An editorial in my local paper, the Minneapolis “StarTribune,” had me seething. You see, a man was mourning not just the death of his beloved 94-year-old aunt, but also that there was nothing left of her very hard-earned $250,000 in savings to pass on as inheritance. He was upset that all her savings went to pay for long-term care and then when that ran out, she “became a ward of the state.”
What he didn’t mention is that she had a choice.
She made a choice not to use a small portion of her savings each year—$3,000—to buy long-term care insurance, and I understand her decision not to, as she had modest earnings. However, it was a choice. Instead, the full $250,000 of her savings went to pay for care. If she had tapped her savings for $3,000 a year for a long-term care insurance policy, she could have conserved a large portion of her savings, gotten the care she needed in a facility of her choice and passed the money on to her family as a legacy at her death.

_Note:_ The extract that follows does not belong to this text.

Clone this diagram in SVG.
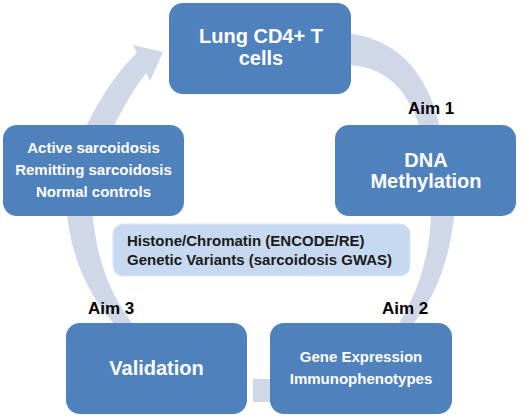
<svg xmlns="http://www.w3.org/2000/svg" width="529" height="420" viewBox="0 0 529 420">
<style>
.arc{fill:#d0d8e8;stroke:none}
.node{fill:#4f81bd;stroke:none}
.nt{font-family:"Liberation Sans",Arial,sans-serif;font-weight:bold;fill:#ffffff;text-anchor:middle}
.aim{font-family:"Liberation Sans",Arial,sans-serif;font-weight:bold;font-size:17px;fill:#000000}
.mid{font-family:"Liberation Sans",Arial,sans-serif;font-weight:bold;font-size:15px;fill:#1a1a1a}
</style>
<rect width="529" height="420" fill="#ffffff"/>
<g id="connectors">
<path class="arc" d="M84,130 Q110,78 136.7,52.9 L133,45 L163,52 L150,81 L146.3,73.1 Q130,93 112,130 Z"/>
<path class="arc" d="M345,33 Q420,40 440,128 L420,128 Q400,65 345,65 Z"/>
<path class="arc" d="M455,205 Q450,280 412,325 L398,325 Q432,270 431,205 Z"/>
<rect class="arc" x="253" y="379" width="18" height="23"/>
<path class="arc" d="M66,205 Q72,280 118,328 L136,328 Q96,280 92,205 Z"/>
</g>
<g id="aims">
<text class="aim" x="408" y="114">Aim 1</text>
<text class="aim" x="382" y="314">Aim 2</text>
<text class="aim" x="88" y="314">Aim 3</text>
</g>
<g id="node-lung">
<rect class="node" x="169" y="3" width="182" height="91" rx="14"/>
<text class="nt" font-size="20" x="261" y="43">Lung CD4+ T</text>
<text class="nt" font-size="20" x="261" y="65">cells</text>
</g>
<g id="node-dna">
<rect class="node" x="335" y="125" width="181" height="91" rx="14"/>
<text class="nt" font-size="20" x="426" y="167">DNA</text>
<text class="nt" font-size="20" x="426" y="188">Methylation</text>
</g>
<g id="node-gene">
<rect class="node" x="270" y="323" width="182" height="91" rx="14"/>
<text class="nt" font-size="15" x="361" y="362">Gene Expression</text>
<text class="nt" font-size="15" x="361" y="384">Immunophenotypes</text>
</g>
<g id="node-validation">
<rect class="node" x="66" y="323" width="181" height="91" rx="14"/>
<text class="nt" font-size="20" x="156.5" y="375">Validation</text>
</g>
<g id="node-cohort">
<rect class="node" x="3" y="125" width="181" height="91" rx="14"/>
<text class="nt" font-size="15" x="93.5" y="153">Active sarcoidosis</text>
<text class="nt" font-size="15" x="93.5" y="175">Remitting sarcoidosis</text>
<text class="nt" font-size="15" x="93.5" y="197">Normal controls</text>
</g>
<g id="node-data">
<rect x="113" y="224" width="297" height="52" rx="10" fill="#c6d9f1" stroke="#dbe5f1" stroke-width="1"/>
<text class="mid" x="127" y="246">Histone/Chromatin (ENCODE/RE)</text>
<text class="mid" x="127" y="265">Genetic Variants (sarcoidosis GWAS)</text>
</g>
</svg>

And to his point about her being a ward of the state: This is the part that really bothered me the most, because the government did take care of his aunt. After she ran out of money, the state of Minnesota did pay for her. She was not a ward of the state; she was a beneficiary of the state and its taxpayers. This civilized nation did take care of her, but asked her to use her resources first. That’s what’s called financial responsibility.
People often think that long-term care insurance is too expensive. In actuality, what’s too expensive is using your savings to pay for care. Your choice may come down to paying several thousand dollars a year for a long-term care policy, or paying more than $87,000 a year from your savings if you were to need care. (This is the average national cost of nursing home care per year.) It is a choice.